Hammams first came to Nablus and the surrounding regions during the period of Roman rule. The Roman custom of bathing in warm water was adopted by the Arabs and grew in popularity throughout the reign of the Ottoman Empire. At the beginning of the nineteenth century, a major part of Nablus’s social life revolved around its public baths. Nowadays, however, there are only two functioning hammams in the city.
Hammam esh-Shifa was built in 1624 by the local and powerful Tuqan family. Over the years, most of its original features have been preserved: the hammam is still characterized by its original massive stone walls and domes filtering sunlight through small round openings filled with multicolored glass. Stepping into the Hammam esh-Shifa feels a bit like a travel back in time to the days when the hammams played central roles in local social life.

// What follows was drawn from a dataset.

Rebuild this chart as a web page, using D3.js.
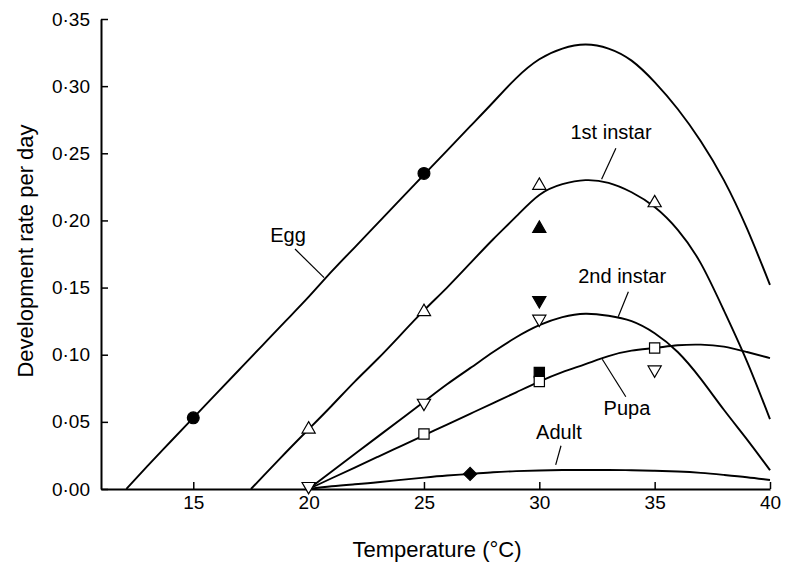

This bath house is located in the heart of Nablus’s Old City on al-Nasir Street.
Hammam al-Hana (es-Sumara)
Some claim that the Hana hammam, which is also known as the Bath of Samaritans (es-Sumara), is 1000 years old; historians have concluded with relative certainty, however, that it was actually the last public bath built in Nablus. The exact year of its construction is unknown. Records do show that it was closed in 1928, restored in 1994, and reopened one year later.
This bath house is located in the al-Yasmina quarter of the Old City, next to a famous spice shop.
Each of the baths has a special entrance room where visitors may have an interesting chat with the locals over a cup of tea or coffee and the smoke of an aromatic argile (water pipe). The service of a hammam can be extended to include time in a sauna and a massage.